A famous quote from the movie Forrest Gump is probably the best way to approach the Hawaii Bowl every year.
“Mama always said life was like a box of chocolates. You never know what you’re gonna get.”
Thus is true of the Sheraton Hawaii Bowl, amidst the beautiful setting of palm trees and beaches in Hawaii’s most populous city.
While a bowl game can serve as an extra two weeks of practice and a chance to send hard-working seniors off as winners, often it is also viewed as a vacation by players. Never is that more true than for the teams that accept a bid to the Hawaii Bowl.
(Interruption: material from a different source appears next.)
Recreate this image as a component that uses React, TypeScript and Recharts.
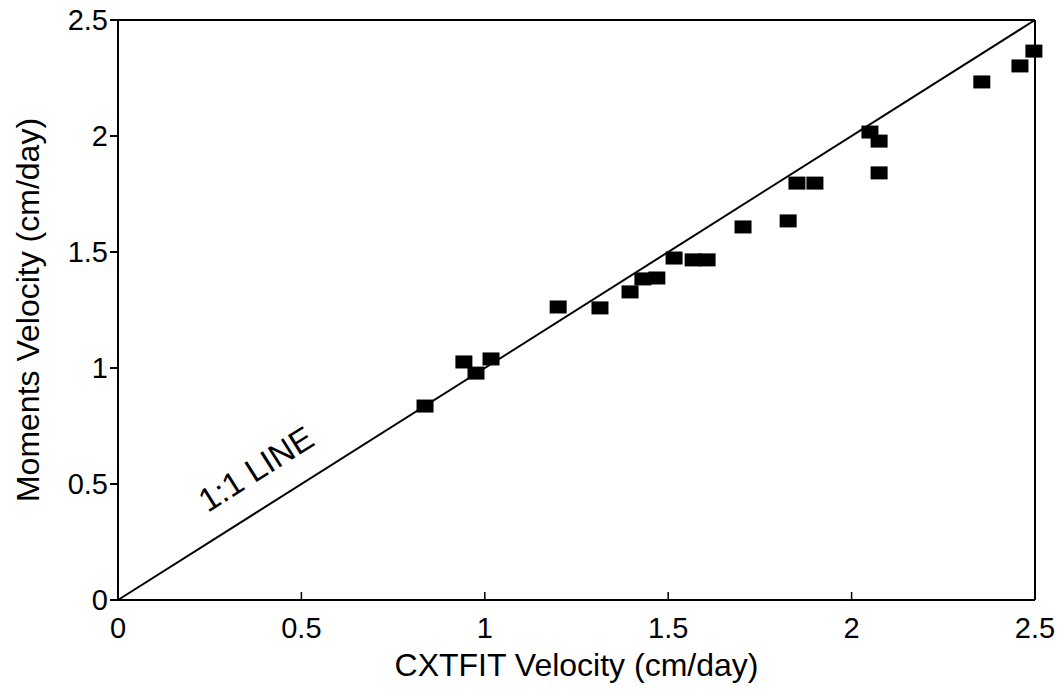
import { ScatterChart, Scatter, XAxis, YAxis, ReferenceLine, ReferenceDot } from "recharts";

// CXTFIT velocity vs moments velocity (cm/day)
const cxtfitVelocity = [
  0.837, 0.943, 0.976, 1.017, 1.2, 1.314, 1.396, 1.431, 1.469, 1.516, 1.568,
  1.606, 1.704, 1.827, 1.851, 1.9, 2.05, 2.075, 2.075, 2.355, 2.459, 2.497,
];
const momentsVelocity = [
  0.836, 1.026, 0.978, 1.039, 1.263, 1.259, 1.328, 1.384, 1.388, 1.474, 1.466,
  1.466, 1.608, 1.634, 1.797, 1.797, 2.017, 1.978, 1.841, 2.233, 2.302, 2.366,
];
const axisTicks = [0, 0.5, 1, 1.5, 2, 2.5];

const points = cxtfitVelocity.map((x, i) => ({ x, y: momentsVelocity[i] }));

const FONT = "'Liberation Sans', Arial, sans-serif";

const XTick = (props: any) => {
  const { x, y, payload } = props;
  return (
    <g>
      <line x1={x} x2={x} y1={y} y2={y - 8} stroke="#000" strokeWidth={1.5} />
      <text x={x} y={y + 38} textAnchor="middle" fontSize={29} fontFamily={FONT} fill="#000">
        {payload.value}
      </text>
    </g>
  );
};

const YTick = (props: any) => {
  const { x, y, payload } = props;
  return (
    <text x={x} y={y} dy={10} textAnchor="end" fontSize={29} fontFamily={FONT} fill="#000">
      {payload.value}
    </text>
  );
};

const SquareMarker = (props: any) => {
  const { cx, cy } = props;
  return <rect x={cx - 8.5} y={cy - 6.5} width={17} height={13} fill="#000" />;
};

const LineLabel = (props: any) => {
  const { cx, cy } = props;
  return (
    <text
      x={cx}
      y={cy}
      textAnchor="middle"
      dominantBaseline="central"
      fontSize={33}
      fontFamily={FONT}
      fill="#000"
      transform={`rotate(-32.3, ${cx}, ${cy})`}
    >
      1:1 LINE
    </text>
  );
};

export default function App() {
  return (
    <div style={{ position: "absolute", left: 0, top: 0, background: "#fff" }}>
      <ScatterChart width={1061} height={693} margin={{ top: 20, right: 26, bottom: 13, left: 14 }}>
        <XAxis
          type="number"
          dataKey="x"
          domain={[0, 2.5]}
          ticks={axisTicks}
          height={80}
          stroke="#000"
          strokeWidth={2}
          tickSize={0}
          tickMargin={0}
          tick={<XTick />}
          label={{
            value: "CXTFIT Velocity (cm/day)",
            position: "insideBottom",
            offset: 4,
            fontSize: 32,
            fontFamily: FONT,
            fill: "#000",
          }}
        />
        <YAxis
          type="number"
          dataKey="y"
          domain={[0, 2.5]}
          ticks={axisTicks}
          width={104}
          stroke="#000"
          strokeWidth={2}
          tickSize={8}
          tickMargin={2}
          tick={<YTick />}
          label={{
            value: "Moments Velocity (cm/day)",
            angle: -90,
            position: "insideLeft",
            offset: 14,
            fontSize: 32,
            fontFamily: FONT,
            fill: "#000",
            style: { textAnchor: "middle" },
          }}
        />
        <ReferenceLine y={2.5} stroke="#000" strokeWidth={2} />
        <ReferenceLine x={2.5} stroke="#000" strokeWidth={2} />
        <ReferenceLine
          segment={[
            { x: 0, y: 0 },
            { x: 2.5, y: 2.5 },
          ]}
          stroke="#000"
          strokeWidth={2}
        />
        <ReferenceDot x={0.376} y={0.565} r={0} shape={<LineLabel />} />
        <Scatter data={points} fill="#000" shape={<SquareMarker />} isAnimationActive={false} />
      </ScatterChart>
    </div>
  );
}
Unfortunately, fans are never quite certain what kind of team will come to play at Aloha Stadium. Some teams, most notably the Hawaii and SMU squads coached by June Jones, appear focused and ready. In fact, Jones’ teams are 6-1 in Hawaii Bowls.
Other teams come out looking flat and uninterested, as if there had been a bit too much partying on the beach and colorful drinks with small umbrellas.
So it will be important for Coach Gregory and Coach Riley to keep their teams focused and inspired leading up to the game. This matchup is as much pregame as it is in-game.
Regardless of the talent on the field, how much the players actually care will mean a lot in determining a winner in this game.